ERIC Number: ED409755
Record Type: RIE
Publication Date: 1997-Mar-28
Revisiting Novicedom: Learning To Teach Educational Psychology.
Cohen, LeoNora M.; Russell, Anne
This study sought to analyze the process of learning to teach a course in educational psychology, focusing on the role of experience and expertise in facilitating or inhibiting the process. Using action research methodology, correspondence between the instructor and a colleague on the process of learning to teach the course was analyzed to examine the instructor's assumptions about course design, teaching methods, student assignments, time constraints, and attitudes toward the course. Student and instructor journals were also examined to determine how the students learned various topics in the course and how the instructor's attitudes toward the course developed over the semester. Reflections of the instructor and her colleague are discussed in light of the instructor's knowledge of pedagogical purpose, expectation for high levels of accomplishment by students, belief in the ability to change students' beliefs, and willingness and ability to learn new things. (Contains 43 references.) (MDM)

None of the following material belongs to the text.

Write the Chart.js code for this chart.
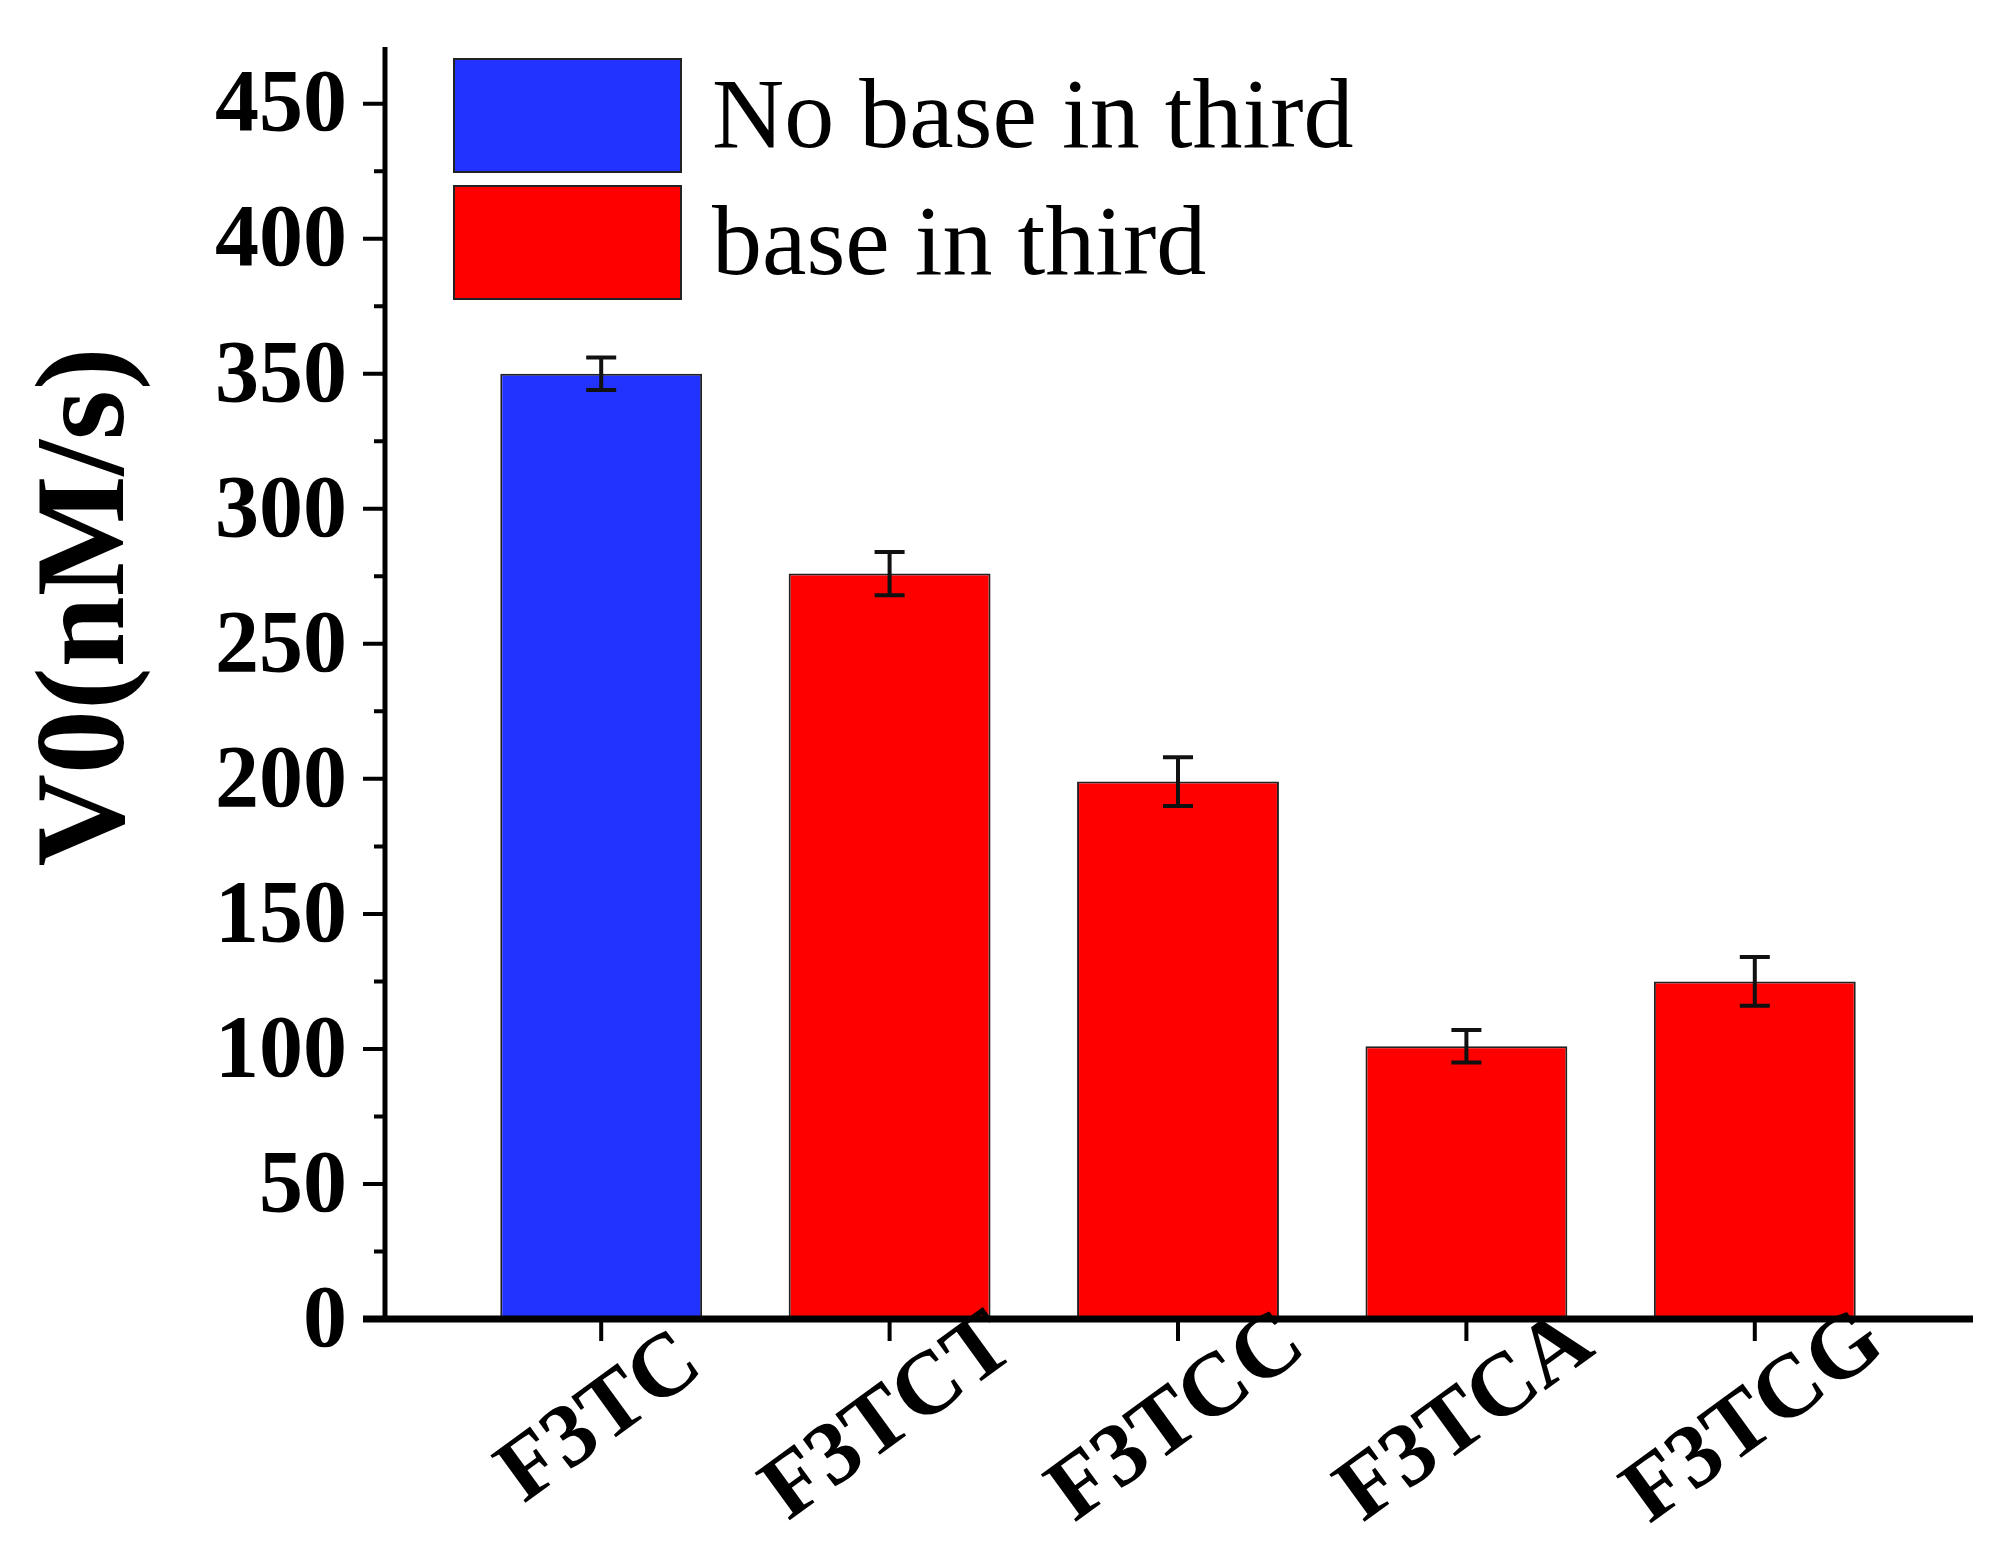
<!DOCTYPE html>
<html><head><meta charset="utf-8">
<script src="https://cdn.jsdelivr.net/npm/chart.js@4/dist/chart.umd.min.js"></script>
<style>html,body{margin:0;padding:0;background:#fff}#wrap{width:2004px;height:1557px}</style>
</head><body><div id="wrap"><canvas id="c"></canvas></div>
<script>
const categories = ['F3TC','F3TCT','F3TCC','F3TCA','F3TCG'];
const values = [350, 276, 199, 101, 125];
const errors = [6, 8, 9, 6, 9];
const barColors = ['#2233ff','#ff0000','#ff0000','#ff0000','#ff0000'];
const legendLabels = ['No base in third','base in third'];
const legendColors = ['#2233ff','#ff0000'];
const yTicks = [0,50,100,150,200,250,300,350,400,450];

const AXIS_X = 385, AXIS_RIGHT = 1973;

const extras = {
  id:'extras',
  afterDraw(chart){
    const ctx = chart.ctx, x = chart.scales.x, y = chart.scales.y;
    const area = chart.chartArea;
    ctx.save();
    // error bars
    ctx.strokeStyle = '#111'; ctx.lineWidth = 4;
    values.forEach((v,i)=>{
      const cx = x.getPixelForValue(i);
      const top = y.getPixelForValue(v+errors[i]), bot = y.getPixelForValue(v-errors[i]);
      ctx.beginPath();
      ctx.moveTo(cx,top); ctx.lineTo(cx,bot);
      ctx.moveTo(cx-15,top); ctx.lineTo(cx+15,top);
      ctx.moveTo(cx-15,bot); ctx.lineTo(cx+15,bot);
      ctx.stroke();
    });
    // axes
    ctx.strokeStyle = '#000'; ctx.lineWidth = 5;
    ctx.beginPath();
    ctx.moveTo(AXIS_X, area.top); ctx.lineTo(AXIS_X, area.bottom);
    ctx.stroke();
    ctx.lineWidth = 7;
    ctx.beginPath();
    ctx.moveTo(AXIS_X-22, area.bottom); ctx.lineTo(AXIS_RIGHT, area.bottom);
    ctx.stroke();
    ctx.lineWidth = 4;
    ctx.beginPath();
    for(let v=0; v<=470; v+=25){
      const py = y.getPixelForValue(v);
      const len = (v%50===0) ? 22 : 11;
      ctx.moveTo(AXIS_X-len, py); ctx.lineTo(AXIS_X, py);
    }
    categories.forEach((c,i)=>{
      const px = x.getPixelForValue(i);
      ctx.moveTo(px, area.bottom); ctx.lineTo(px, area.bottom+22);
    });
    ctx.stroke();
    // y tick labels
    ctx.fillStyle = '#000';
    ctx.font = 'bold 88px "Liberation Serif"';
    ctx.textAlign = 'right'; ctx.textBaseline = 'middle';
    yTicks.forEach(v=>{
      ctx.fillText(String(v), AXIS_X - 38, y.getPixelForValue(v) + 4);
    });
    // x labels
    ctx.font = 'bold 90px "Liberation Serif"';
    ctx.textAlign = 'center';
    categories.forEach((c,i)=>{
      const px = x.getPixelForValue(i);
      ctx.save();
      ctx.translate(px, area.bottom + 100);
      ctx.rotate(-36*Math.PI/180);
      ctx.fillText(c, 0, 0);
      ctx.restore();
    });
    // y title
    ctx.save();
    ctx.translate(90, 607);
    ctx.rotate(-Math.PI/2);
    ctx.font = 'bold 128px "Liberation Serif"';
    ctx.fillText('V0(nM/s)', 0, 0);
    ctx.restore();
    // legend
    ctx.font = '100px "Liberation Serif"';
    ctx.textAlign = 'left';
    legendLabels.forEach((l,i)=>{
      const ty = 59 + i*127;
      ctx.fillStyle = legendColors[i];
      ctx.fillRect(454, ty, 227, 113);
      ctx.strokeStyle = '#222'; ctx.lineWidth = 2;
      ctx.strokeRect(454, ty, 227, 113);
      ctx.fillStyle = '#000';
      ctx.fillText(l, 712, ty + 62);
    });
    ctx.restore();
  }
};

new Chart(document.getElementById('c'), {
  type:'bar',
  data:{labels:categories, datasets:[{data:values, backgroundColor:barColors, borderColor:'#222', borderWidth:2, categoryPercentage:1, barPercentage:0.7}]},
  options:{
    responsive:true, maintainAspectRatio:false, animation:false,
    layout:{padding:{top:47, right:105, left:0, bottom:0}},
    plugins:{legend:{display:false}, tooltip:{enabled:false}},
    scales:{
      x:{grid:{display:false}, border:{display:false}, ticks:{display:false},
         afterFit(s){ s.height = 238; }},
      y:{min:0, max:471, grid:{display:false}, border:{display:false},
         ticks:{display:false},
         afterFit(s){ s.width = 457; }}
    }
  },
  plugins:[extras]
});
</script></body></html>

Descriptors: Action Research, Beginning Teachers, Case Studies, College Faculty, College Instruction, Course Content, Course Organization, Educational Attitudes, Educational Psychology, Experiential Learning, Faculty Development, Higher Education, Reflective Teaching, Teacher Education, Teaching Methods
Publication Type: Reports - Research; Speeches/Meeting Papers
Education Level: N/A
Authoring Institution: N/A
Note: Paper presented at the Annual Meeting of the American Educational Research Association (Chicago, IL, March 24-28, 1997).